Skin cancer mystery revealed in Yin and Yang protein

December 29, 2019

ying and yang

It really does look like Yin and Yang in this B-Raf 14-3-3 complex we solved. image: Yasushi Kondo, UC Berkeley.

Researchers in the UC Berkeley lab of John Kuriyan, Chancellor's Professor at the University of California, Berkeley in the departments of Molecular and Cell Biology and Chemistry, have utilized powerful NSF funded supercomputers at the University of Texas Advanced Computing Center and the Pittsburgh Supercomputing Center to uncover the mechanism that activates cell mutations found in about 50 percent of melanomas. Molecular dynamics simulations on TACC's Stampede2 supercomputer tested the stability of the structure of B-Raf:14-3-3 complex, which when mutated is linked to skin cancer. The study's authors compared the B-Raf dimer to the Chinese yin-yang circular symbol of interconnected opposites joined at the tail. (Credit: Karandur et al.)

In 2002, scientists announced a link between skin cancer and mutations of B-Raf (Rapidly Accelerated Fibrosarcoma) kinase, a protein that's part of the signal chain that starts outside the cell and goes inside to direct cell growth.
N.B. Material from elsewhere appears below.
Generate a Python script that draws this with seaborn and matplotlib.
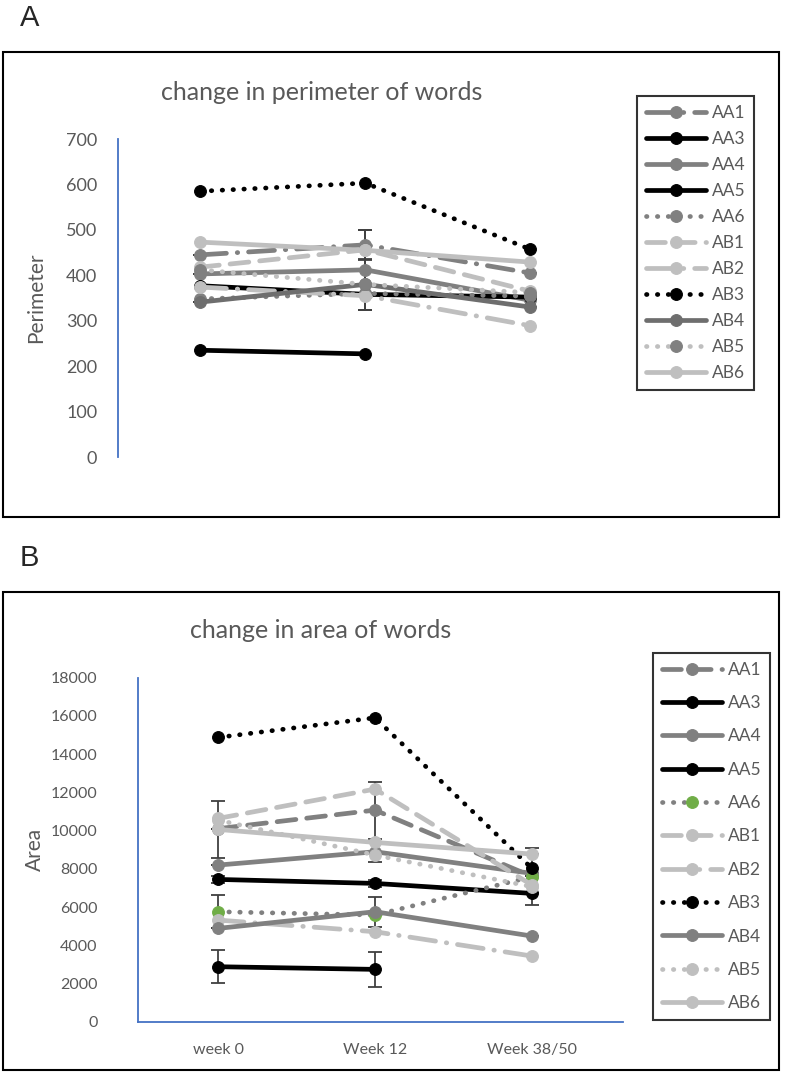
import numpy as np
import pandas as pd
import seaborn as sns
import matplotlib.pyplot as plt
from matplotlib.patches import Rectangle

sns.set_style("white")
plt.rcParams['font.family'] = ['Lato', 'DejaVu Sans']

weeks = ["week 0", "Week 12", "Week 38/50"]
names = ["AA1", "AA3", "AA4", "AA5", "AA6", "AB1", "AB2", "AB3", "AB4", "AB5", "AB6"]

# perimeter (panel A)
perim_AA1 = [445, 467, 405]
perim_AA3 = [235, 227, np.nan]
perim_AA4 = [403, 412, 345]
perim_AA5 = [377, 358, 352]
perim_AA6 = [348, 360, 354]
perim_AB1 = [418, 456, 365]
perim_AB2 = [374, 355, 289]
perim_AB3 = [585, 603, 457]
perim_AB4 = [341, 380, 330]
perim_AB5 = [412, 380, 362]
perim_AB6 = [473, 455, 429]

# area (panel B)
area_AA1 = [10100, 11072, 7600]
area_AA3 = [2877, 2738, np.nan]
area_AA4 = [8195, 8893, 7760]
area_AA5 = [7445, 7236, 6713]
area_AA6 = [5754, 5580, 7585]
area_AB1 = [10636, 12171, 7150]
area_AB2 = [5318, 4708, 3435]
area_AB3 = [14874, 15902, 8021]
area_AB4 = [4882, 5754, 4481]
area_AB5 = [10549, 8718, 7062]
area_AB6 = [10061, 9381, 8771]

# error bars (only some series have them)
perim_err = {"AA1": [0, 33, 0], "AA4": [0, 88, 0], "AB4": [0, 56, 0]}
area_err = {"AB6": [1480, 0, 0], "AA5": [200, 200, 0], "AA6": [870, 0, 1480],
            "AA3": [870, 900, 0], "AA1": [0, 1490, 0], "AA4": [0, 523, 0],
            "AB4": [0, 787, 0]}

perim = dict(zip(names, [perim_AA1, perim_AA3, perim_AA4, perim_AA5, perim_AA6, perim_AB1,
                         perim_AB2, perim_AB3, perim_AB4, perim_AB5, perim_AB6]))
area = dict(zip(names, [area_AA1, area_AA3, area_AA4, area_AA5, area_AA6, area_AB1,
                        area_AB2, area_AB3, area_AB4, area_AB5, area_AB6]))

GRAY = '#808080'
LIGHT = '#BFBFBF'
DOTS = (0, (0.1, 2.2))
DASH = (0, (4, 2.3))
LDD = (0, (5.5, 2.3, 0.1, 2.3))

# (line color, linestyle, marker color) per panel
style_A = {
    "AA1": (GRAY, LDD, GRAY), "AA3": ('black', '-', 'black'), "AA4": (GRAY, '-', GRAY),
    "AA5": ('black', '-', 'black'), "AA6": (GRAY, DOTS, GRAY), "AB1": (LIGHT, DASH, LIGHT),
    "AB2": (LIGHT, LDD, LIGHT), "AB3": ('black', DOTS, 'black'), "AB4": ('#6E6E6E', '-', '#6E6E6E'),
    "AB5": (LIGHT, DOTS, GRAY), "AB6": (LIGHT, '-', LIGHT),
}
style_B = dict(style_A)
style_B["AA1"] = (GRAY, DASH, GRAY)
style_B["AA6"] = (GRAY, DOTS, '#70AD47')
style_B["AB4"] = (GRAY, '-', GRAY)
style_B["AB5"] = (LIGHT, DOTS, LIGHT)

TXT = '#595959'
BLUE = '#4472C4'
x = np.arange(len(weeks))

fig = plt.figure(figsize=(7.87, 10.79), dpi=100)
W, H = 787, 1079


def fx(px):
    return px / W


def fy(py):
    return 1 - py / H


def draw_panel(ax, data, errs, styles):
    for n in names:
        c, ls, mc = styles[n]
        df = pd.DataFrame({"x": x, "y": data[n]})
        sns.lineplot(data=df, x="x", y="y", ax=ax, color=c, linestyle=ls, linewidth=3.4,
                     dash_capstyle='round', marker='o', markersize=8.5,
                     markerfacecolor=mc, markeredgecolor=mc, errorbar=None, label=n)
        if n in errs:
            ax.errorbar(x, data[n], yerr=errs[n], fmt='none', ecolor='#404040',
                        elinewidth=1.3, capsize=5, capthick=1.3, zorder=1)


# panel A
axA = fig.add_axes([fx(118), fy(457), fx(626 - 118), 318 / H])
draw_panel(axA, perim, perim_err, style_A)
axA.set_xlim(-0.5, 2.58)
axA.set_ylim(0, 700)
axA.set_yticks(range(0, 701, 100))
axA.set_xticks([])
axA.set_xlabel("")
axA.set_ylabel("Perimeter", color=TXT, fontsize=15)
axA.yaxis.set_label_coords(-0.142, 0.5)
axA.tick_params(axis='y', length=0, pad=15, labelsize=13, labelcolor=TXT)
for s in ['top', 'right', 'bottom']:
    axA.spines[s].set_visible(False)
axA.spines['left'].set_color(BLUE)
axA.spines['left'].set_linewidth(1.3)

# panel B
axB = fig.add_axes([fx(138), fy(1021.7), fx(623 - 138), 344 / H])
draw_panel(axB, area, area_err, style_B)
axB.set_xlim(-0.51, 2.58)
axB.set_ylim(0, 18000)
axB.set_yticks(range(0, 18001, 2000))
axB.set_xticks(x)
axB.set_xticklabels(weeks)
axB.set_xlabel("")
axB.set_ylabel("Area", color=TXT, fontsize=15)
axB.yaxis.set_label_coords(-0.192, 0.5)
axB.tick_params(axis='y', length=0, pad=29, labelsize=11.5, labelcolor=TXT)
axB.tick_params(axis='x', length=0, pad=15, labelsize=11.5, labelcolor=TXT)
for s in ['top', 'right']:
    axB.spines[s].set_visible(False)
for s in ['left', 'bottom']:
    axB.spines[s].set_color(BLUE)
    axB.spines[s].set_linewidth(1.3)

# legends
for ax, anchor, spacing in [(axA, (fx(637), fy(96)), 0.58), (axB, (fx(653), fy(653)), 1.0)]:
    h, l = ax.get_legend_handles_labels()
    leg = ax.legend(h, l, loc='upper left', bbox_to_anchor=anchor, bbox_transform=fig.transFigure,
                    borderaxespad=0, frameon=True, fancybox=False, edgecolor='black',
                    fontsize=12.5, labelcolor=TXT, handlelength=3.5, handletextpad=0.3,
                    labelspacing=spacing, borderpad=0.5, numpoints=1)
    leg.get_frame().set_linewidth(1.5)

# titles
fig.text(fx(322), fy(92), "change in perimeter of words", ha='center', va='center',
         fontsize=18, color=TXT)
fig.text(fx(321), fy(630), "change in area of words", ha='center', va='center',
         fontsize=18, color=TXT)

# panel letters and borders
fig.text(fx(30), fy(18), "A", ha='center', va='center', fontsize=21, family='Liberation Sans')
fig.text(fx(29), fy(558), "B", ha='center', va='center', fontsize=21, family='Liberation Sans')
fig.add_artist(Rectangle((fx(3), fy(517)), fx(776), 465 / H, transform=fig.transFigure,
                         fill=False, edgecolor='black', linewidth=1.5))
fig.add_artist(Rectangle((fx(3), fy(1070)), fx(776), 478 / H, transform=fig.transFigure,
                         fill=False, edgecolor='black', linewidth=1.5))

fig.savefig("out.png", dpi=100)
This signal pathway, called the Ras/Raf/Mek/Erk kinase pathway, is important for cancer research, which seeks to understand out of control cell growth. According to the study, about 50 percent of melanomas have a specific single mutation on B-Raf, known as the valine 600 residue to glutamate (V600E).

B-Raf V600E thus became an important drug target, and specific inhibitors of the mutant were developed in the following years. The drugs inhibited the mutant, but something strange happened. Paradoxically, quieting the mutant had a down side. It activated the un-mutated, wild-type B-Raf protein kinases, which again triggered melanoma.

"With this background, we worked on studying the structure of this important protein, B-Raf," said Yasushi Kondo, a postdoctoral researcher in the Kuriyan Lab. Kondo is the co-author of an October 2019 study in the journal Science that determined the structure of the complex of proteins that make up B-Raf and also found how the paradoxical B-Raf activation happens.